Alle avventure erotiche Fik Meijer riserva pagine argute, confortate dai lazzi di Giovenale e dalle scritte vulcaniche emerse a Pompei. Signore di ogni ceto spasimavano per quei fustoni scolpiti dai duri allenamenti: un modello di virilità sigillata dal priapeo gladius che nel linguaggio popolare stava per fallo. Non soltanto le facili Messaline incalzavano gli atleti, ma castigate mogli di senatori, come Eppia innamorata di un tal Sergio, o come Faustina, figlia di Antonino Pio.
La carrellata dei giudizi etici e filosofici coevi è lodevolmente parca: tiepide o ambigue le reazioni di Cicerone e Seneca, secco il pollice verso di Tacito, prevedibile l’accorato diniego di Tertulliano.
All’inizio e alla fine del saggio ricorre il nome di Alipio, un allievo nordafricano di Agostino, sospinto al circo da amici e condiscepoli spregiudicati.

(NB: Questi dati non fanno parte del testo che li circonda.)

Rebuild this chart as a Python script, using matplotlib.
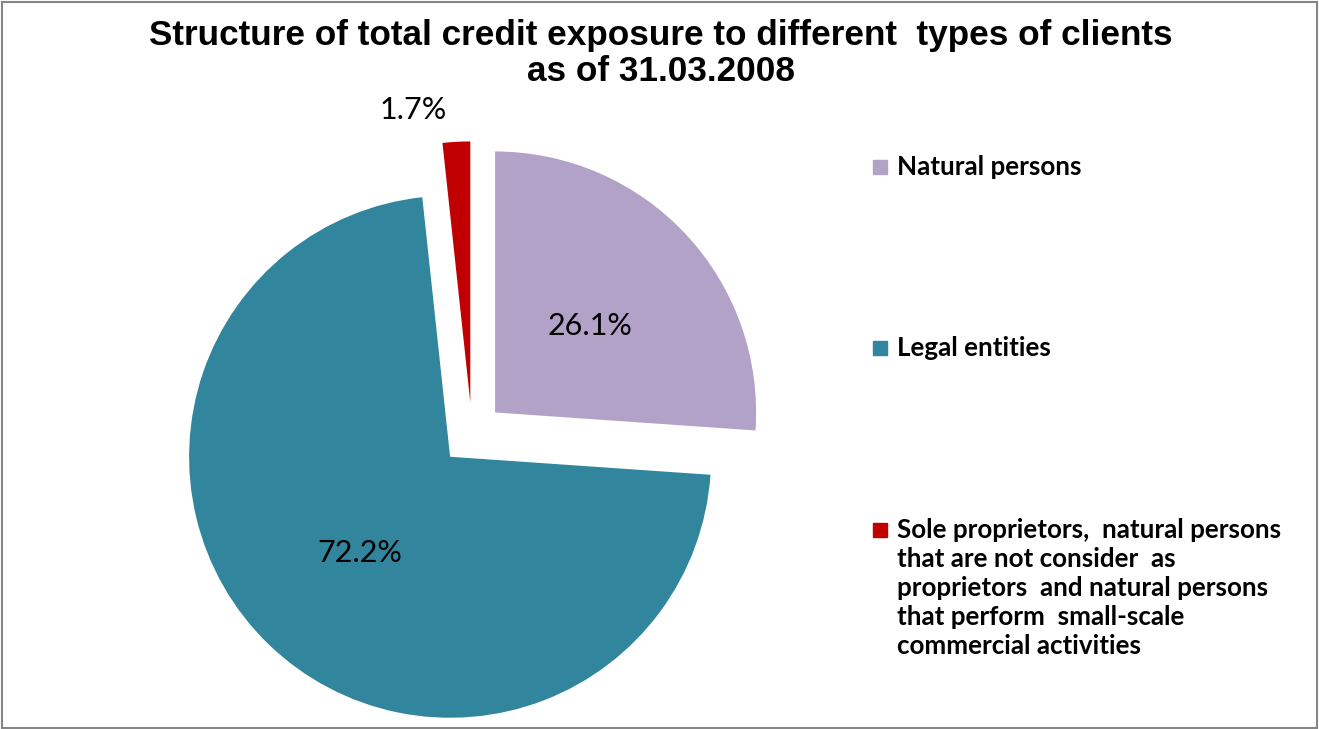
import matplotlib.pyplot as plt
from matplotlib.patches import Rectangle
import numpy as np

labels = ['Natural persons', 'Legal entities',
          'Sole proprietors,  natural persons\nthat are not consider  as\n'
          'proprietors  and natural persons\nthat perform  small-scale\ncommercial activities']
shares = [26.1, 72.2, 1.7]
colors = ['#B3A2C7', '#31859C', '#C00000']

W, H = 1319, 729
fig = plt.figure(figsize=(W / 100, H / 100), dpi=100)
ax = fig.add_axes([0, 0, 1, 1])

R = 261
wedges, texts, autotexts = ax.pie(
    shares, colors=colors, startangle=90, counterclock=False,
    explode=[0.121 * R] * 3, radius=R, center=(472, H - 434),
    autopct='%.1f%%', pctdistance=0.5,
    textprops=dict(family='Lato', fontsize=22, color='black'),
    wedgeprops=dict(linewidth=0))
for t in autotexts:
    t.set_va('center_baseline')

# small slice label sits outside the pie
w = wedges[2]
ang = np.deg2rad(101)
cx, cy = w.center
autotexts[2].set_position((cx + 1.15 * w.r * np.cos(ang), cy + 1.15 * w.r * np.sin(ang)))

ax.set_xlim(0, W)
ax.set_ylim(0, H)
ax.set_aspect('equal')
ax.axis('off')

fig.text(0.501, 1 - 19 / H,
         'Structure of total credit exposure to different  types of clients\nas of 31.03.2008',
         ha='center', va='top', family='Liberation Sans', weight='bold',
         fontsize=25.3, linespacing=1.1)

# legend drawn by hand so the marker lines up with the first text line
leg_y = [167, 348, 530]
for lab, col, y in zip(labels, colors, leg_y):
    fig.patches.append(Rectangle(((873) / W, 1 - (y + 7) / H), 14 / W, 14 / H,
                                 transform=fig.transFigure, color=col))
    fig.text(897 / W, 1 - (y - 12) / H, lab, ha='left', va='top',
             family='Lato', weight='bold', fontsize=18.7, linespacing=1.25)

fig.patches.append(Rectangle((2 / W, 1 / H), (W - 4) / W, (H - 3) / H,
                             transform=fig.transFigure, fill=False,
                             edgecolor='#868686', linewidth=1.5))

plt.savefig('out.png', dpi=100)
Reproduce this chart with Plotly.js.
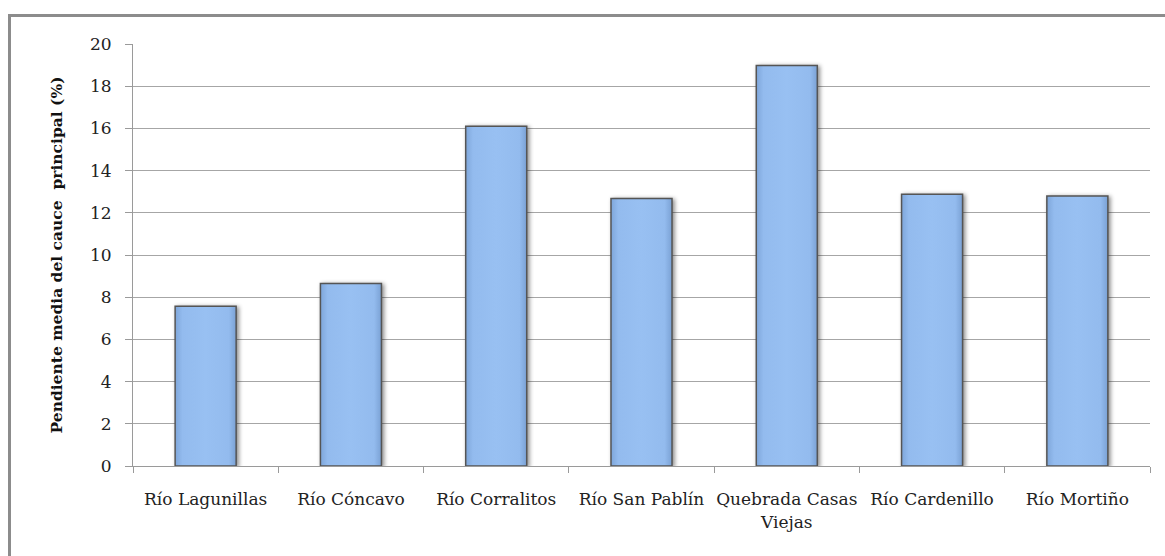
<!DOCTYPE html>
<html>
<head>
<meta charset="utf-8">
<script src="https://cdn.plot.ly/plotly-3.0.1.min.js"></script>
<style>
  html, body { margin: 0; padding: 0; background: #fff; }
  #wrap { position: relative; width: 1165px; height: 556px; overflow: hidden; }
  #chart { position: absolute; left: 0; top: 0; width: 1165px; height: 556px; }
  #frame { position: absolute; left: 8px; top: 14px; right: -10px; bottom: -10px;
           border-top: 3px solid #8c8c8c; border-left: 3px solid #8c8c8c; pointer-events: none; }
  .trace.bars .point path { filter: drop-shadow(2px 1px 2px rgba(0,0,0,0.45)); }
</style>
</head>
<body>
<div id="wrap">
  <div id="chart"></div>
  <div id="frame"></div>
</div>
<script>
const categories = ["Río Lagunillas", "Río Cóncavo", "Río Corralitos", "Río San Pablín",
                    "Quebrada Casas<br>Viejas", "Río Cardenillo", "Río Mortiño"];
const pendiente = [7.57, 8.65, 16.1, 12.68, 18.98, 12.88, 12.8];
const yTicks = [0, 2, 4, 6, 8, 10, 12, 14, 16, 18, 20];
const yTitle = "Pendiente media del cauce  principal (%)";

const font = "DejaVu Serif, Liberation Serif, serif";

const trace = {
  type: "bar",
  x: categories,
  y: pendiente,
  width: 0.42,
  marker: { color: "#95bdf0", line: { color: "#555555", width: 1.5 } },
  hoverinfo: "x+y"
};

const layout = {
  width: 1165, height: 556,
  margin: { l: 133, r: 15, t: 44, b: 90 },
  paper_bgcolor: "rgba(0,0,0,0)",
  plot_bgcolor: "#ffffff",
  showlegend: false,
  font: { family: font, size: 16, color: "#222" },
  xaxis: {
    type: "category",
    tickson: "boundaries",
    tickangle: 0,
    ticks: "outside", ticklen: 6, tickcolor: "#9a9a9a", tickwidth: 1,
    showline: true, linecolor: "#9a9a9a", linewidth: 1,
    showgrid: false,
    tickfont: { family: font, size: 17, color: "#222" },
    ticklabelstandoff: 18
  },
  yaxis: {
    range: [0, 20],
    tickvals: yTicks,
    ticktext: yTicks.map(String),
    ticks: "outside", ticklen: 7, tickcolor: "#9a9a9a", tickwidth: 1,
    showline: true, linecolor: "#9a9a9a", linewidth: 1,
    showgrid: true, gridcolor: "#a6a6a6", gridwidth: 1,
    zeroline: false,
    tickfont: { family: font, size: 17, color: "#222" },
    ticklabelstandoff: 10,
    title: { text: "<b>" + yTitle + "</b>", font: { family: font, size: 15.5, color: "#111" }, standoff: 23 }
  },
  bargap: 0.58
};

Plotly.newPlot("chart", [trace], layout, { displayModeBar: false, staticPlot: true }).then(function (gd) {
  const svg = gd.querySelector("svg.main-svg");
  const ns = "http://www.w3.org/2000/svg";
  let defs = svg.querySelector("defs");
  if (!defs) { defs = document.createElementNS(ns, "defs"); svg.insertBefore(defs, svg.firstChild); }
  const g = document.createElementNS(ns, "linearGradient");
  g.setAttribute("id", "barGrad");
  g.setAttribute("x1", "0"); g.setAttribute("y1", "0"); g.setAttribute("x2", "1"); g.setAttribute("y2", "0");
  [["0", "#7ea6da"], ["0.12", "#93bbee"], ["0.5", "#98c0f2"], ["0.88", "#93bbee"], ["1", "#7aa1d4"]].forEach(function (s) {
    const st = document.createElementNS(ns, "stop");
    st.setAttribute("offset", s[0]); st.setAttribute("stop-color", s[1]);
    g.appendChild(st);
  });
  defs.appendChild(g);
  gd.querySelectorAll(".trace.bars .point path").forEach(function (p) { p.style.fill = "url(#barGrad)"; });
});
</script>
</body>
</html>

Dapprima il ragazzo s’indigna, denuncia orrore e ribrezzo per quel teatro mostruoso; poi di colpo subentra la metamorfosi demoniaca. Alipio s’immerge nel fascino perverso dello spettacolo e si trasforma in un frenetico adoratore della lotta cruenta, «trovando gusto nell’efferatezza della gara e inebriandosi sempre più della vista del sangue».
Le Confessioni ci dicono che il giovane si ravvederà grazie alla fede che poneva in Dio. Ma il segnale è ormai lanciato e cavalca tragicamente i secoli: attenti a non enfatizzare le conquiste della civiltà. Ancora troppo lenta e tortuosa appare l’evoluzione umana, per correggere il mondo interiore e stroncare la violenza alle radici.